Acceptance of Setbacks
"Still, the road to success is paved with obstacles, and often the only way to make progress is to climb in a nonlinear way. Ups arid downs ought to be expected; depending on the task, there might be prolonged standstills, for instance, when we lose weight in a healthy manner of a pound or two a month. The thinking adult mind is often best served by accepting setbacks as if they were a law of nature. Just knowing that we rarely reach a goal linearly helps buffer against paralyzing frustration.
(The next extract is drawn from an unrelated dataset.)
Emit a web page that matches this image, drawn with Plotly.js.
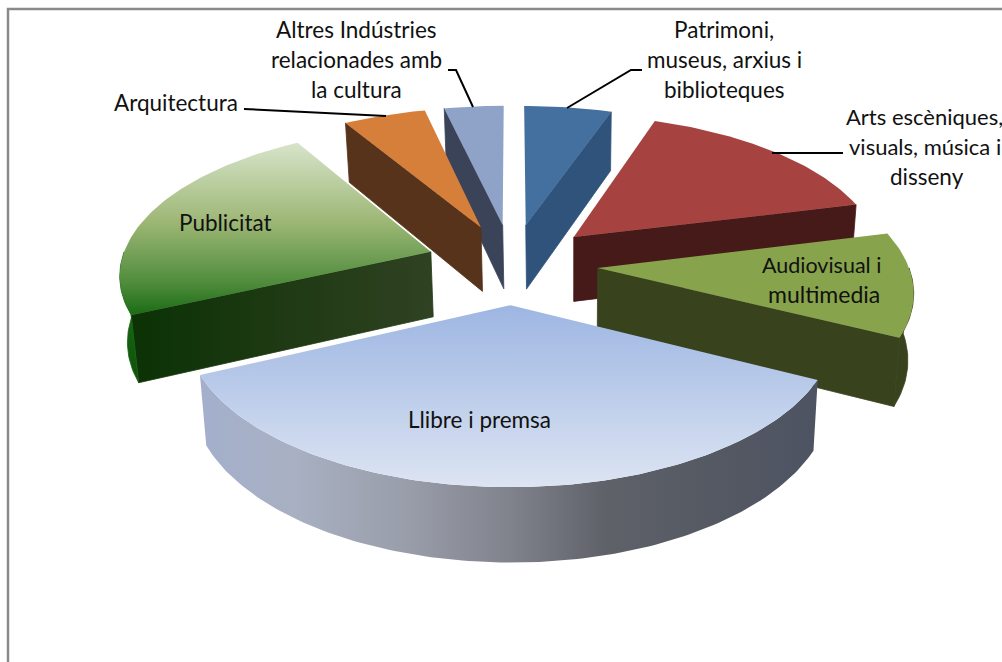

"We also have to be prepared. It all begins with the right attitude, described here by columnist Ann Landers: 'If I were asked to give what I consider the single most useful bit of advice for all humanity it would be this: Expect trouble as an inevitable part of life and when it comes, hold your head high, look it squarely in the eye and say, "I will be bigger than you. You cannot defeat me." '
"Anticipating setbacks prepares us by giving us a certain amount of control. It is often necessary to plan what exactly we will think and what exactly we will do when we hit a setback. The better prepared we are, the easier we will move on. For example, if we are on a diet and our weight has plateaued or we have gained a few pounds, we need to say to ourselves: 'I knew that this would happen at some point. Now is the time to endure this phase.'
"During such a phase, we have to decide whether it is best to keep doing what we were doing, or to treat the setback as an opportunity to learn and to implement changes. For example, if we are trying to lose weight, we might have to change our exercise routine before our body adjusts quickly to any particular one. If we cannot stay on a particular diet, we have to change it to one that we can be on for the rest of our lives. On the other hand, a plateau might be the time our body needs to adjust. In this latter case, we must find ways to weather the setback.
"It always pays to line up various resources ahead of time to help us stay the course. The right type of encouragement at the right time by the right person often decides making or breaking it. We need to commit to a planned arrangement even when we feel sad or embarrassed. Setbacks are not the time to isolate ourselves! Sometimes we need to plan on accessing other resources, such as expert advice, a support group, or a good book. Since we know there will be setbacks, preparing for them ahead of time will spare us much anguish.
"If we feel depressed despite our best efforts, chances are that our ego or I-experience has suffered injury. Ego says we should be greater than we are. Once we have tasted from the cup of success, it may have gotten to our heads just as alcohol does, and we want more to maintain the high. When we fail — and failure is inevitable — we want to slump over and sulk: 'Poor me, poor me, pour me a drink.' The sooner we reconcile ourselves with being human, the sooner we become real and get back on the horse."